Setting Up a Modular Document Application

To set up a modular documents CPF application, you need to install CPF and create a domain under which documents with XInclude links will be expanded. For detailed information about the Content Processing Framework, including procedures for how to set it up and information about how it works, see the Content Processing Framework Guide guide.

To set up an XInclude modular document application, perform the following steps:

  1. Install Content Processing in your database, if it is not already installed. For example, if your database is named modular, In the Admin Interface click the Databases > modular > Content Processing link. If it is not already installed, the Content Processing Summary page will indicate that it is not installed. If it is not installed, click the Install tab and click install (you can install it with or without enabling conversion).
  2. Click the domains link from the left tree menu. Either create a new domain or modify an existing domain to encompass the scope of the documents you want processed with the XInclude processing. For details on domains, see the Content Processing Framework Guide guide.
  3. Under the domain you have chosen, click the Pipelines link from the left tree menu.
  4. Check the Status Change Handling and XInclude Processing pipelines. You can also attach other pipelines or detach other pipelines, depending if they are needed for your application.
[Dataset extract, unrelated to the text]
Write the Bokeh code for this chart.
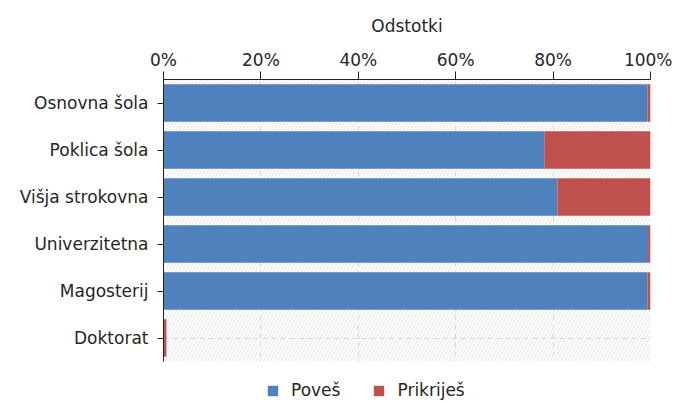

    If you want to change any of the <options> settings on the XInclude Processing pipeline, copy that pipeline to another file, make the changes (make sure to change the value of the <pipeline-name> element as well), and load the pipeline XML file. It will then be available to attach to a domain. For details on the options for the XInclude pipeline, see CPF XInclude Application and API.

  5. Click OK. The Domain Pipeline Configuration screen shows the attached pipelines.

Any documents with XIncludes that are inserted or updated under your domain will now be expanded. The expanded document will have a URI ending in _expanded.xml. For example, if you insert a document with the URI /test.xml, the expanded document will be created with a URI of /test_xml_expanded.xml (assuming you did not modify the XInclude pipeline options).

If there are existing XInclude documents in the scope of the domain, they will not be expanded until they are updated.